Dianna Rehn, third-year psychology student and a resident adviser, saw information about the program when she logged into CTools.

“I thought it was very helpful and I was able to get my books ahead of time,” Rehn says. “Not all of my instructors had posted on there yet, so I wasn’t able to get all of them. I got books for three of my psych classes, like research methods.”

Many students embraced a new CTools feature called UBook that allows them to list books they wish to sell. For winter semester, students posted 4,417 texts. The total last week was up to 4,512, a number expected to grow over the next few weeks as students prepare to sell books from the current semester.

It’s unclear how many books actually sold, because the tool serves as an electronic billboard only — the transactions occur between the students, not in the software.

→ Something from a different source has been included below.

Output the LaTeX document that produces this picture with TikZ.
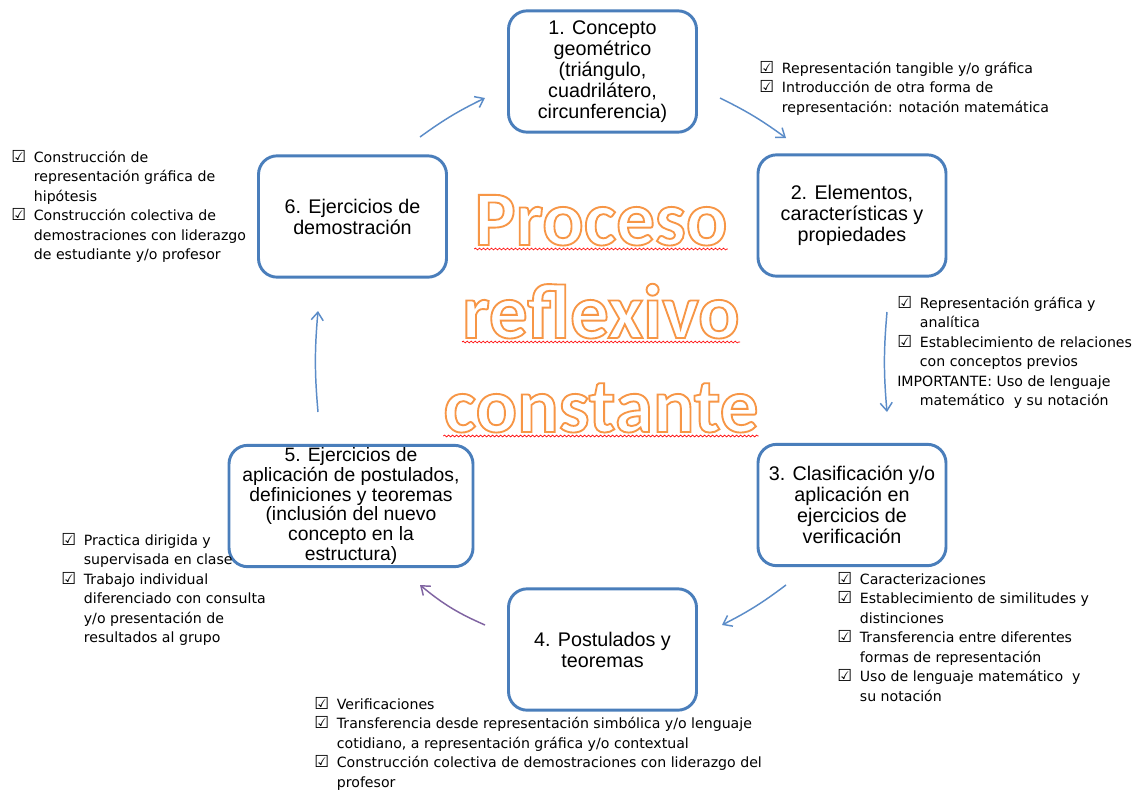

Faculty responses to steering committee members and deans revealed some confusion about ordering exclusively through local sellers. The online tool allows a faculty member or department to order directly from all the local booksellers or a single preferred vendor.

The early adoption program comes well in advance of new federal rules through the Higher Education Opportunity Act that require universities to include textbook information and prices in online course listings by July 1, 2010. U-M will move toward 100 percent use of online ordering from local booksellers in the next 18 months.